The Bell Jar by Sylvia Plath

On receiving books for christmas, my uncle asked if I still had time to read, what with the baby and all. I told him I'd just finished The Bell Jar, and saw my mother make her "yikes" face. "I wonder if that's a good idea," she said. I realized at that moment where it is that I get the idea that Sylvia Plath is the queen of all that is gloomy and dark.

I guess the fact that Plath eventually killed herself goes against my mother's super-bouyant optimism, giving the writer's work a depressing weight; a weight that I don't think is actually there at all. Not that Plath can't write a darn good impression of what it is like to feel depressed:

    "I feigned sleep until my mother left for school, but even my eyelids didn't shut out the light. They hung the raw red screen of their tiny vessels in front of me like a wound. I crawled between the mattress and the padded bedstead and let the mattress fall across me like a tombstone. It felt dark and safe under there, but the mattress was not heavy enough.

    It needed about a ton more weight to make me sleep."

Depressed but not depressing, don't you agree? I found the book's direct clarity to be potent, unpretentious and a very easy read.

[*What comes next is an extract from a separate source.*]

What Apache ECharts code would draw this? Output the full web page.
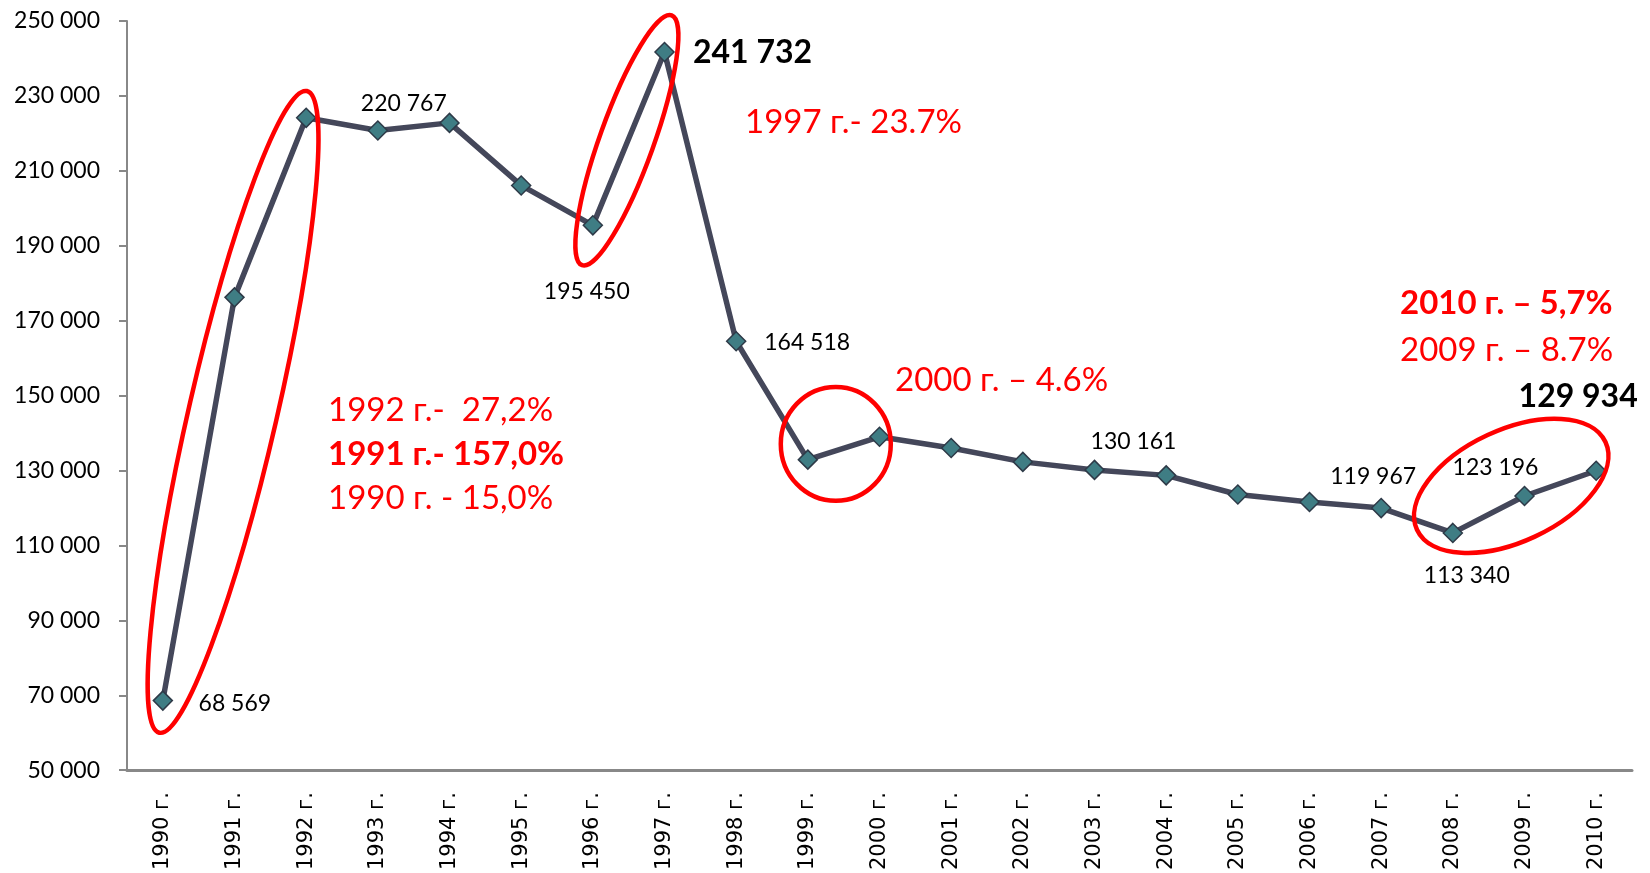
<!DOCTYPE html>
<html>
<head>
<meta charset="utf-8">
<script src="https://cdn.jsdelivr.net/npm/echarts@6/dist/echarts.min.js"></script>
<style>
  html, body { margin: 0; padding: 0; background: #fff; }
  #chart { width: 1650px; height: 873px; }
</style>
</head>
<body>
<div id="chart"></div>
<script>
  const years = ['1990 г.', '1991 г.', '1992 г.', '1993 г.', '1994 г.', '1995 г.', '1996 г.',
    '1997 г.', '1998 г.', '1999 г.', '2000 г.', '2001 г.', '2002 г.', '2003 г.', '2004 г.',
    '2005 г.', '2006 г.', '2007 г.', '2008 г.', '2009 г.', '2010 г.']
  const values = [68569, 176222, 224154, 220767, 222800, 206100, 195450,
    241732, 164518, 132900, 139000, 136000, 132300, 130161, 128700,
    123600, 121600, 119967, 113340, 123196, 129934]
  const yMin = 50000
  const yMax = 250000
  const yStep = 20000

  // which points get a value label, and where it sits relative to the point
  const labelOffsets = {
    0: [72, 3], 3: [26, -27], 6: [-6, 66], 7: [88, 1], 8: [71, 1],
    13: [39, -28], 17: [-8, -32], 18: [14, 43], 19: [-29, -28], 20: [-18, -74]
  }
  const boldLabels = [7, 20]

  // red rings: major axis ends in [category index, value], half width in px
  const rings = [
    { from: [-0.05, 60000], to: [2.01, 231300], half: 44 },
    { from: [5.85, 184800], to: [7.10, 251500], half: 27 },
    { from: [9.39, 121900], to: [9.39, 152300], half: 55 },
    { from: [17.5, 114200], to: [20.13, 137600], half: 56 }
  ]

  const notes = [
    { text: '1992 г.-  27,2%', x: 328, y: 410 },
    { text: '1991 г.- 157,0%', x: 328, y: 454, bold: true },
    { text: '1990 г. - 15,0%', x: 328, y: 498 },
    { text: '1997 г.- 23.7%', x: 745, y: 122 },
    { text: '2000 г. – 4.6%', x: 895, y: 380 },
    { text: '2010 г. – 5,7%', x: 1400, y: 303, bold: true },
    { text: '2009 г. – 8.7%', x: 1400, y: 350 }
  ]

  const spaced = v => String(v).replace(/\B(?=(\d{3})+(?!\d))/g, ' ')

  const chart = echarts.init(document.getElementById('chart'))

  const seriesData = values.map((v, i) => {
    const off = labelOffsets[i]
    if (!off) return { value: v }
    const bold = boldLabels.includes(i)
    return {
      value: v,
      label: {
        show: true,
        position: 'inside',
        offset: off,
        formatter: p => spaced(p.value),
        fontFamily: 'Lato',
        fontSize: bold ? 32 : 23,
        fontWeight: bold ? 'bold' : 'normal',
        color: '#000'
      }
    }
  })

  chart.setOption({
    animation: false,
    grid: { left: 127, right: 18, top: 21, bottom: 102 },
    xAxis: {
      type: 'category',
      data: years,
      boundaryGap: true,
      axisLine: { lineStyle: { color: '#888', width: 3 } },
      axisTick: { show: false },
      axisLabel: {
        rotate: 90,
        margin: 22,
        fontFamily: 'DejaVu Sans',
        fontSize: 21,
        color: '#000',
        interval: 0
      }
    },
    yAxis: {
      type: 'value',
      min: yMin,
      max: yMax,
      interval: yStep,
      splitLine: { show: false },
      axisLine: { show: true, lineStyle: { color: '#888', width: 2 } },
      axisTick: { show: true, length: 8, lineStyle: { color: '#888', width: 2 } },
      axisLabel: {
        margin: 27,
        fontFamily: 'Lato',
        fontSize: 23,
        color: '#000',
        formatter: spaced
      }
    },
    series: [{
      type: 'line',
      data: seriesData,
      symbol: 'diamond',
      symbolSize: 19,
      lineStyle: { color: '#44475a', width: 5.5 },
      itemStyle: { color: '#3f7d84', borderColor: '#2e3a48', borderWidth: 1.5 },
      label: { show: false },
      z: 3
    }]
  })

  // rings and notes are placed from the axes once the grid exists
  const x0 = chart.convertToPixel({ xAxisIndex: 0 }, 0)
  const step = chart.convertToPixel({ xAxisIndex: 0 }, 1) - x0
  const toPx = p => [x0 + p[0] * step, chart.convertToPixel({ yAxisIndex: 0 }, p[1])]

  const graphics = rings.map(r => {
    const a = toPx(r.from)
    const b = toPx(r.to)
    const dx = b[0] - a[0]
    const dy = b[1] - a[1]
    return {
      type: 'ellipse',
      x: (a[0] + b[0]) / 2,
      y: (a[1] + b[1]) / 2,
      rotation: Math.atan2(-dy, dx),
      shape: { cx: 0, cy: 0, rx: Math.sqrt(dx * dx + dy * dy) / 2, ry: r.half },
      style: { fill: 'none', stroke: '#ff0000', lineWidth: 4.5 },
      z: 10
    }
  })

  notes.forEach(n => {
    graphics.push({
      type: 'text',
      x: n.x,
      y: n.y,
      style: {
        text: n.text,
        fill: '#ff0000',
        font: (n.bold ? 'bold ' : '') + '33px Lato',
        verticalAlign: 'middle'
      },
      z: 10
    })
  })

  chart.setOption({ graphic: graphics })
</script>
</body>
</html>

In fact, I was under many misaprehensions about The Bell Jar. I always thought it was an overbearing book of suicidal poems. When I learned that it was actually a novel (through reading Plath's excellent journals) I picked up interest. I mentioned my silly mistake to a co-worker and she said "oh, The Bell Jar, terrifying, I'll never forget the part with the sharks, circling circling." Did somebody say sharks? Now I just HAD to read it. So I spent much of the book waiting for the shark bit to come up, which it never does, I'll tell you right now.

This strange shadow of mistaken identity ended up being the only murky aspect of what is actually a clear-like-air account of a Esther Greenwood's bout with depression, and its treatment. If you want a heavier study of depression, read Beth Nugent's Live Girls. Esther Greenwood's nervous breakdown includes all kinds of groovy stuff that makes up college girls' lives in the 1950s America: cocktail parties, fancy hats and the expectation of being treated to absolutely everything by men - even cab fare.

Esther is a successful student, always winning awards, contests and placement in prestigious courses. The book begins while she is an intern with a New York City magazine. The future is hers to do what she wants: poet, journalist, academic, are all possibilities but she doesn't know which route she wants to take. Meantime, she is becoming dogged by the feeling that her luck is about to run out, along with the prizes that seem to justify her as much as they gratify her.

We are shown the perils of making visible accomplishment serve instead of inner self-esteem. When faced with an empty summer before her senior year, Esther begins to nosedive. So for all of us who spend lots of time doing not much - who knew we had a life skill?